What the task requires: Read through the records below and copy each line that uses the word "this".

Listed entries:
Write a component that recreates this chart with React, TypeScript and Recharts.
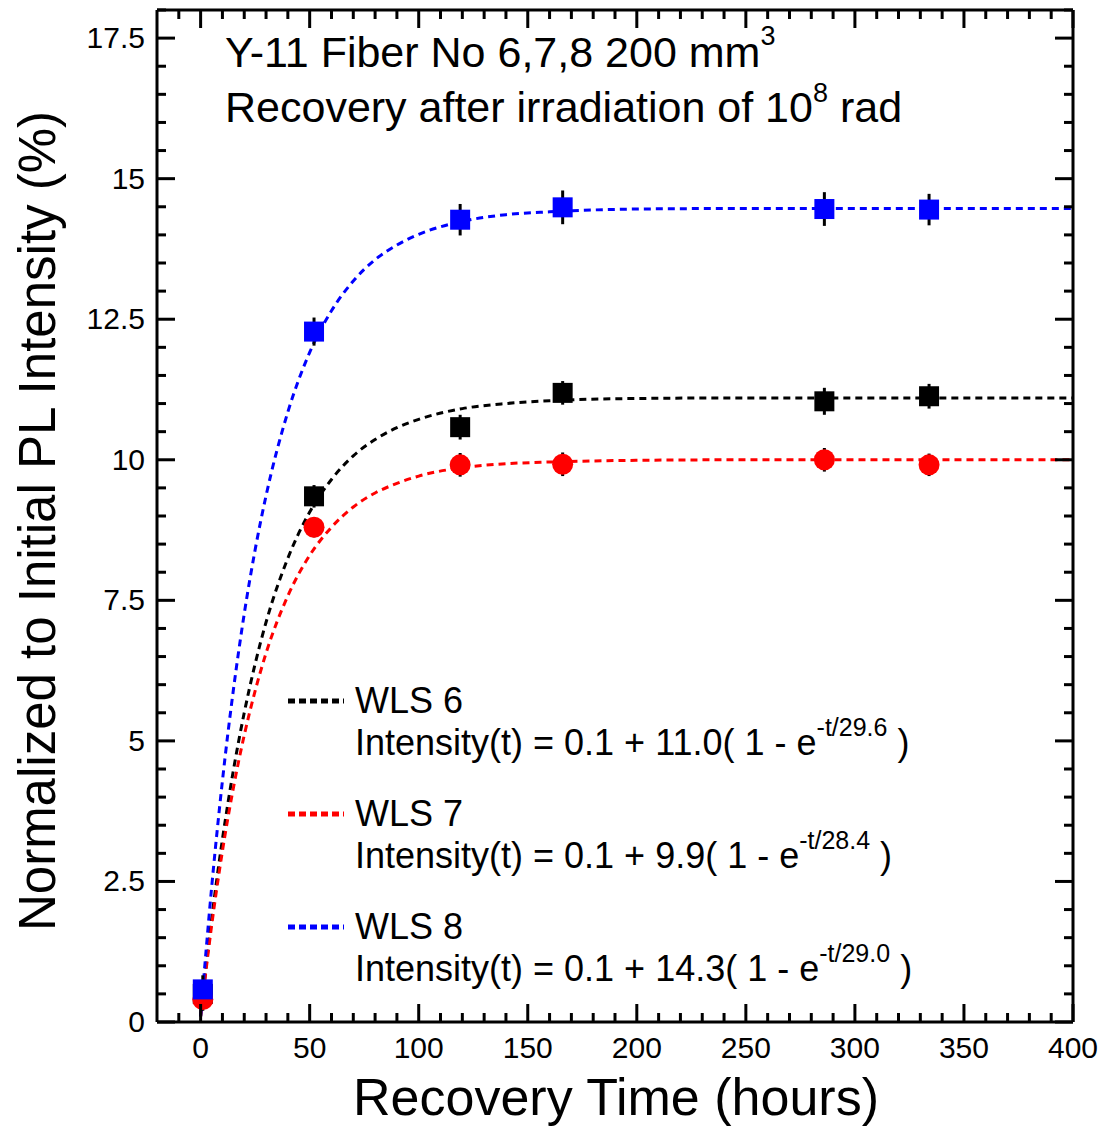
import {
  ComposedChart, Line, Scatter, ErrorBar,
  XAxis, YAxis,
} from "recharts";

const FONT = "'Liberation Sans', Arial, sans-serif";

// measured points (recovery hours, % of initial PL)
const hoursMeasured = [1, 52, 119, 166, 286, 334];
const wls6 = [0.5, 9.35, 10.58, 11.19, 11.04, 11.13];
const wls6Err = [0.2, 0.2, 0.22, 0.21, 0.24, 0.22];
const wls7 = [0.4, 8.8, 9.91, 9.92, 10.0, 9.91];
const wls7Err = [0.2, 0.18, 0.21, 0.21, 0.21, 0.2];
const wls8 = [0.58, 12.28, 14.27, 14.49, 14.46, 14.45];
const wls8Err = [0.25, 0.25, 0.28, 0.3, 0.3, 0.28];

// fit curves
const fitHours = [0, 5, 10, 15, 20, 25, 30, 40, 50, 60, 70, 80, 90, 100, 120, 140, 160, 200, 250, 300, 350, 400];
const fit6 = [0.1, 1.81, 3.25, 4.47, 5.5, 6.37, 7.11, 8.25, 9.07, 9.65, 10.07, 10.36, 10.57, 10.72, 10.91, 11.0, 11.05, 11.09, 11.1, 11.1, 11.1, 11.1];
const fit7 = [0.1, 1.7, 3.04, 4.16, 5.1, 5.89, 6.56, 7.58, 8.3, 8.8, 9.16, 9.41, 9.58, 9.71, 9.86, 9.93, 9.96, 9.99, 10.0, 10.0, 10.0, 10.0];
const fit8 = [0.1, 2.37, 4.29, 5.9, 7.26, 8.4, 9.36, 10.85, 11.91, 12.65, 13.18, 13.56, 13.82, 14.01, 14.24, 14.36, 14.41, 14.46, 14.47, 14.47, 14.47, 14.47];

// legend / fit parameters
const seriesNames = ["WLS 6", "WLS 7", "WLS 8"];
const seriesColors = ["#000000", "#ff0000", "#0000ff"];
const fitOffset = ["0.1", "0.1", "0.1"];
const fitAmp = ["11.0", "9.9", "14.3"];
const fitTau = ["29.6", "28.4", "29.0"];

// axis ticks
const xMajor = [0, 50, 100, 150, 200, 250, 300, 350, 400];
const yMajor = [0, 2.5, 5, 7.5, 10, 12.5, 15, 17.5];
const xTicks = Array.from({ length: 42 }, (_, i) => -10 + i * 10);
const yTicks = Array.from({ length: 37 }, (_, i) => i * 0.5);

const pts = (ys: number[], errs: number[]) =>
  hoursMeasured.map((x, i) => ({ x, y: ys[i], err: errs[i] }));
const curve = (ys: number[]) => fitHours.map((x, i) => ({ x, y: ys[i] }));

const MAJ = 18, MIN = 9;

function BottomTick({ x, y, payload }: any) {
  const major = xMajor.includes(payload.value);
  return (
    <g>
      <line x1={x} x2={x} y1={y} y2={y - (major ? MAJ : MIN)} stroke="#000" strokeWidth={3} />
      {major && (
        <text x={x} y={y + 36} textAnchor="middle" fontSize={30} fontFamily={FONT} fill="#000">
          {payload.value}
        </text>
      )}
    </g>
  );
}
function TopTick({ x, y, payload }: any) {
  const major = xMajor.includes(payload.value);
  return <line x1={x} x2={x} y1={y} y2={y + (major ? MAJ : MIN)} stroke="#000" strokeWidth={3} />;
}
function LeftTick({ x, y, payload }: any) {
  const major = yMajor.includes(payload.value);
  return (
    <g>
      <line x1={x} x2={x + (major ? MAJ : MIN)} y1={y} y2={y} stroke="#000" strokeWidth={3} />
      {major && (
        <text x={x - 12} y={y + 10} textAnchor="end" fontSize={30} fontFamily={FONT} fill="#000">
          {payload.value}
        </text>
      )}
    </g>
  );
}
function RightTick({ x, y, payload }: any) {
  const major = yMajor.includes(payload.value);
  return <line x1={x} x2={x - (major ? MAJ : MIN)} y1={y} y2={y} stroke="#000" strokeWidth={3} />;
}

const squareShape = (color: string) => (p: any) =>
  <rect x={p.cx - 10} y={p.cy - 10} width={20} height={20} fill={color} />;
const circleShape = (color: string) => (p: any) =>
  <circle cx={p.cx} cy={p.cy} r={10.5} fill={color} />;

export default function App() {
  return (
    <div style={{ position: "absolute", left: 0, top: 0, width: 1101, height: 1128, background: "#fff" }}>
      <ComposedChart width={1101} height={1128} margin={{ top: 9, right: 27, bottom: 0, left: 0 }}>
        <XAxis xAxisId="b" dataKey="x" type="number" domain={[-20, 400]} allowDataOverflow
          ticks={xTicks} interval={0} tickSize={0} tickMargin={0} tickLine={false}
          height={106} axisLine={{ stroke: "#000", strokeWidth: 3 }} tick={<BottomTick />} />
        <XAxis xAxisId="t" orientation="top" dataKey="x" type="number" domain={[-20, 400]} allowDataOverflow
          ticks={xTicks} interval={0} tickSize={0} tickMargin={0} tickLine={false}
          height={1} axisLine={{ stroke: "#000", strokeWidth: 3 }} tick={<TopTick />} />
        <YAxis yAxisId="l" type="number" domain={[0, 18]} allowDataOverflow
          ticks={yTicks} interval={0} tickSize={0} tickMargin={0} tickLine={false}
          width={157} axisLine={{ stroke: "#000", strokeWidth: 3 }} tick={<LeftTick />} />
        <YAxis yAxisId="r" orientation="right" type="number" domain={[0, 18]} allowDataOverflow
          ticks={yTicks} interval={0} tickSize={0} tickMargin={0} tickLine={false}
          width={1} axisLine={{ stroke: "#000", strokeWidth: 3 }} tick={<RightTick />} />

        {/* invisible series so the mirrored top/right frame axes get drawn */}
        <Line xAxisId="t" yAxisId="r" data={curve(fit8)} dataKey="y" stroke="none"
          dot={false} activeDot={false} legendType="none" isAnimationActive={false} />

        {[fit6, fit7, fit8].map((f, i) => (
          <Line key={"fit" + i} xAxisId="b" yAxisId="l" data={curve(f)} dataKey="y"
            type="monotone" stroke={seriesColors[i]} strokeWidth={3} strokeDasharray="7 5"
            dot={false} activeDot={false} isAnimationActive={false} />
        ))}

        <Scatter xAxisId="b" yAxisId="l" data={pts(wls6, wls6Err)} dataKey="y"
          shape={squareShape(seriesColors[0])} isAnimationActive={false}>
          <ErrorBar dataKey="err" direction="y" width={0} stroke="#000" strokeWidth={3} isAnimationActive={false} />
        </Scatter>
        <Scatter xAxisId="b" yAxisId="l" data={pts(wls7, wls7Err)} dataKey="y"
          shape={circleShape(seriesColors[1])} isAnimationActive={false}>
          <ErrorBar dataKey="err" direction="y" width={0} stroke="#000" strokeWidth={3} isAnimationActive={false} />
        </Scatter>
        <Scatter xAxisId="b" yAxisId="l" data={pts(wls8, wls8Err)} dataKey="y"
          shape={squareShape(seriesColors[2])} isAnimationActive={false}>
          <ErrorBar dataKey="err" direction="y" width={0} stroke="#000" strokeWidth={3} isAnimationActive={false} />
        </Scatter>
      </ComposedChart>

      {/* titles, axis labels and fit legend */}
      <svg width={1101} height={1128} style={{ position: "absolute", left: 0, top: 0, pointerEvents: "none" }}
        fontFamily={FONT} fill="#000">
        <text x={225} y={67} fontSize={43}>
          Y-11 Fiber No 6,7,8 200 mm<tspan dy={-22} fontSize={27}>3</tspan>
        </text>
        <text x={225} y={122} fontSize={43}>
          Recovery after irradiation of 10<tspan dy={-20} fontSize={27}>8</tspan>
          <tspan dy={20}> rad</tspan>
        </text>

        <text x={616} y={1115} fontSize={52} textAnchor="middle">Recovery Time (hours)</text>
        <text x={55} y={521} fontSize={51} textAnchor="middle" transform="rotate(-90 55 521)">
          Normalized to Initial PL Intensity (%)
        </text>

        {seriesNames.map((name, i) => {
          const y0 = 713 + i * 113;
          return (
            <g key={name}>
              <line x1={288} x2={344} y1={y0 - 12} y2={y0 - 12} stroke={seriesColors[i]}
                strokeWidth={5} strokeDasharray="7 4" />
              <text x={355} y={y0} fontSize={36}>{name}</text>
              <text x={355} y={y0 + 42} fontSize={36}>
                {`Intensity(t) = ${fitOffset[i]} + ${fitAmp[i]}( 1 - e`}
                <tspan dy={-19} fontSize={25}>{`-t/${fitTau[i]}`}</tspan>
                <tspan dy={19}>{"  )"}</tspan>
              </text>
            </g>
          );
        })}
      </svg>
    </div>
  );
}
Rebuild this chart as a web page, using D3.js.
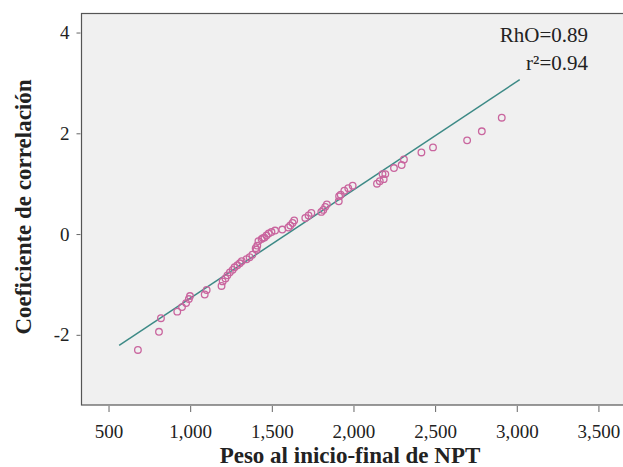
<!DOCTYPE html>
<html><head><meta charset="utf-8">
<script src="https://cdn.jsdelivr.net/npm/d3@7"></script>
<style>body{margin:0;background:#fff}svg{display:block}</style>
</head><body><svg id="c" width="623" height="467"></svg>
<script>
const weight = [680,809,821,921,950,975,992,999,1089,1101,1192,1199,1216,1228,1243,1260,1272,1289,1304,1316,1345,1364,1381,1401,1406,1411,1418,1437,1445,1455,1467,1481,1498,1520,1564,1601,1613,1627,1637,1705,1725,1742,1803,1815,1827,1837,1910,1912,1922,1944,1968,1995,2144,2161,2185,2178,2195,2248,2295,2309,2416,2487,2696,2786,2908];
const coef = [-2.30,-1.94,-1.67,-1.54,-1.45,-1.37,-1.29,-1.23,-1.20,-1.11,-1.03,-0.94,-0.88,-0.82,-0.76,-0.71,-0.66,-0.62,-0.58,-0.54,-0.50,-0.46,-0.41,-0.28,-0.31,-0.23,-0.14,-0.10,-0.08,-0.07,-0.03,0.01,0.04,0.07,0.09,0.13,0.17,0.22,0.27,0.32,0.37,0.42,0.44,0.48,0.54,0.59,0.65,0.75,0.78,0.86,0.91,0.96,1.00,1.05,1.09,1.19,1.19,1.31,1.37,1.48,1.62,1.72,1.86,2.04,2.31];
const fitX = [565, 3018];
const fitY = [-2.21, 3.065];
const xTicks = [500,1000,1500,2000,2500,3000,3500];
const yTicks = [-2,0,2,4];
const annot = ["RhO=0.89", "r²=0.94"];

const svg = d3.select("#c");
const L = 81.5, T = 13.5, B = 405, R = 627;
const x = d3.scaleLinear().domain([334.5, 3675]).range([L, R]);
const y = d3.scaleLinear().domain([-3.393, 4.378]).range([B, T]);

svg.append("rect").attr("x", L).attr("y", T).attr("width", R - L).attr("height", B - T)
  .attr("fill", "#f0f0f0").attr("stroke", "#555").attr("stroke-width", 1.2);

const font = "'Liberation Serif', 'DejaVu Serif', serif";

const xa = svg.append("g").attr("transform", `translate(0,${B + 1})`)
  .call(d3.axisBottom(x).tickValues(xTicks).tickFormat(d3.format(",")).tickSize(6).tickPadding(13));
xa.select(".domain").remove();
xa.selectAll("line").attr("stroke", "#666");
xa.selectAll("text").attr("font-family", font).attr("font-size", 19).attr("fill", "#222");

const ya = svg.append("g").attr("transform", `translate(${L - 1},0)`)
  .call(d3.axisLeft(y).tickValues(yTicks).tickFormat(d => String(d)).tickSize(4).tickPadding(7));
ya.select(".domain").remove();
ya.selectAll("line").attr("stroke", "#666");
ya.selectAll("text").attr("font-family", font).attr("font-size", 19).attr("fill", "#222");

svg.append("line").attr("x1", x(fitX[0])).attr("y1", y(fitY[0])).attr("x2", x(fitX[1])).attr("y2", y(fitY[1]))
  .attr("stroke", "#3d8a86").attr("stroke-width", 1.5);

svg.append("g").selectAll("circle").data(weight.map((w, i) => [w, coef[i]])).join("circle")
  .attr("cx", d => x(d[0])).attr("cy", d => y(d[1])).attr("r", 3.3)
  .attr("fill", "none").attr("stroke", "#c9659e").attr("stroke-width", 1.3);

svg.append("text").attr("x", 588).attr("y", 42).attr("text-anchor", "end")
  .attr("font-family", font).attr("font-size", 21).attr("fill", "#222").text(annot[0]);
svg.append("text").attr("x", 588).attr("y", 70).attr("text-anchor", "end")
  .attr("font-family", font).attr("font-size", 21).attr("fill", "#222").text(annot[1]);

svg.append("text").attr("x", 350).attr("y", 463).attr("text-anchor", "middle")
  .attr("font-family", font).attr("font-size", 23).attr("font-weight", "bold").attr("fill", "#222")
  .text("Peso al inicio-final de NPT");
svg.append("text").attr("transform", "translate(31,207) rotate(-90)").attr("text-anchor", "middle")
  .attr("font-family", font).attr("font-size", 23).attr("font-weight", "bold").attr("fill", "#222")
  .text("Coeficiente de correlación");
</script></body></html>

The solution:
Write a component that recreates this chart with React, TypeScript and Recharts.
Rebuild this chart as a web page, using D3.js.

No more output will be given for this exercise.